What makes gaming so powerful for African artists isn’t just reach, it’s immersion. A radio spin lasts three minutes. A gaming session can last three hours.  Songs loop in menus, echo through stadium simulations, and become emotionally attached to moments of victory, rivalry, and connection. When a player scores a last-minute win while an Afrobeats music plays in the background, that song becomes part of a memory.

And it’s not limited to sports titles.

Open-world and lifestyle platforms are expanding the ecosystem. The Sims 4 recently introduced African artists such as Fola, Chella, Ogbonjayar, Amaarae, and Rocky Dawuni into its in-game music rotation. The Sims franchise has long been known for translating songs into its fictional “Simlish” language, meaning African records are now woven directly into gameplay culture in unexpected, creative ways. That kind of exposure subtly normalizes African sound in households across continents.

There’s also a generational layer to this shift. Younger audiences don’t separate their entertainment into neat categories. Music, gaming, social media, and culture blend seamlessly. A gamer might first hear an Afrobeats track while navigating a tournament mode, clip a highlight for TikTok, then add the song to their personal playlist. The discovery path is fluid, and often starts inside the game.

For the music industry, this shift is more than a trend. It’s structural, and most importantly for the African music industry, this represents something bigger than a sync deal. It’s infrastructure. Gaming companies now function as global curators, shaping taste across borders at scale.

And unlike past eras, African artists are no longer peripheral to global soundtracks, they are central to them.

Afrobeats’ rhythm, tempo, and cross-cultural appeal make it uniquely suited to interactive spaces. It’s celebratory, kinetic, and emotionally resonant are perfect for competitive and social gameplay.
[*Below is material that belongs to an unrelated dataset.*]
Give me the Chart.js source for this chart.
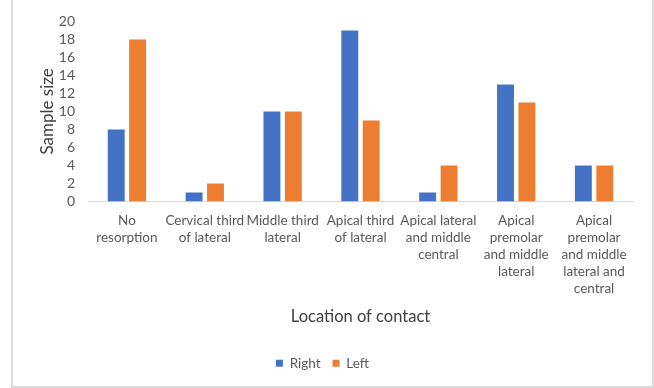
<!DOCTYPE html>
<html>
<head>
<meta charset="utf-8">
<script src="https://cdn.jsdelivr.net/npm/chart.js@4"></script>
<style>
  html, body { margin: 0; padding: 0; background: #fff; }
  #wrap { position: relative; width: 654px; height: 388px; overflow: hidden; }
  #frame { position: absolute; left: 11px; top: -4px; width: 643px; height: 392px; border: 2px solid #dcdcdc; box-sizing: border-box; pointer-events: none; }
  canvas { position: absolute; left: 0; top: 0; }
</style>
</head>
<body>
<div id="wrap">
  <canvas id="chart" width="654" height="388"></canvas>
  <div id="frame"></div>
</div>
<script>
// Location of root contact, split by side
const categories = [
  ["No", "resorption"],
  ["Cervical third", "of lateral"],
  ["Middle third", "lateral"],
  ["Apical third", "of lateral"],
  ["Apical lateral", "and middle", "central"],
  ["Apical", "premolar", "and middle", "lateral"],
  ["Apical", "premolar", "and middle", "lateral and", "central"]
];
const rightValues = [8, 1, 10, 19, 1, 13, 4];
const leftValues = [18, 2, 10, 9, 4, 11, 4];
const yTicks = [0, 2, 4, 6, 8, 10, 12, 14, 16, 18, 20];

const FONT = "Lato, 'Open Sans', sans-serif";
const TICK_COLOR = "#595959";

new Chart(document.getElementById("chart"), {
  type: "bar",
  data: {
    labels: categories,
    datasets: [
      { label: "Right", data: rightValues, backgroundColor: "#4472C4" },
      { label: "Left", data: leftValues, backgroundColor: "#ED7D31" }
    ]
  },
  options: {
    responsive: false,
    animation: false,
    layout: { padding: { left: 12, right: 21, top: 21, bottom: 8 } },
    datasets: { bar: { categoryPercentage: 0.55, barPercentage: 0.79 } },
    plugins: {
      tooltip: { enabled: false },
      legend: {
        position: "bottom",
        labels: {
          boxWidth: 7, boxHeight: 7, padding: 12,
          color: TICK_COLOR,
          font: { family: FONT, size: 13.5 }
        }
      }
    },
    scales: {
      x: {
        grid: { display: false, drawTicks: false },
        border: { display: true, color: "#d9d9d9", width: 1 },
        ticks: {
          color: TICK_COLOR, padding: 11, autoSkip: false, maxRotation: 0,
          font: { family: FONT, size: 13.5, lineHeight: 1.26 }
        },
        title: {
          display: true, text: "Location of contact", color: "#404040",
          font: { family: FONT, size: 16.5 }, padding: { top: 0, bottom: 18 }
        },
        afterFit: s => { s.height = 143; }
      },
      y: {
        min: 0, max: 20,
        afterBuildTicks: s => { s.ticks = yTicks.map(v => ({ value: v })); },
        grid: { display: false, drawTicks: false },
        border: { display: false },
        ticks: { color: TICK_COLOR, padding: 13, autoSkip: false, font: { family: FONT, size: 14 } },
        title: {
          display: true, text: "Sample size", color: "#404040",
          font: { family: FONT, size: 17 }, padding: { top: 25, bottom: 0 }
        },
        afterFit: s => { s.width = 76; }
      }
    }
  }
});
</script>
</body>
</html>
Gaming companies now sit alongside radio, streaming platforms, and social media as key tastemakers. A well-placed track in a global franchise can trigger massive Shazam spikes, streaming growth, and social buzz. For emerging artists, landing inside a major title can be career-defining.

None of this replaces radio. In many ways, it complements it. Radio remains immediate, communal, and rooted in real-world connection, the shared experience of a city or region tuning in together. But gaming extends that communal experience into digital spaces where audiences are spending increasing amounts of time.

The airwaves introduce the sound. The game worlds embed it in memory. And for Afrobeats, that combination may be one of the most powerful global accelerators yet.

What’s clear is that discovery is no longer confined to one channel. It happens in cars, on smart speakers, on streaming platforms and now inside virtual worlds.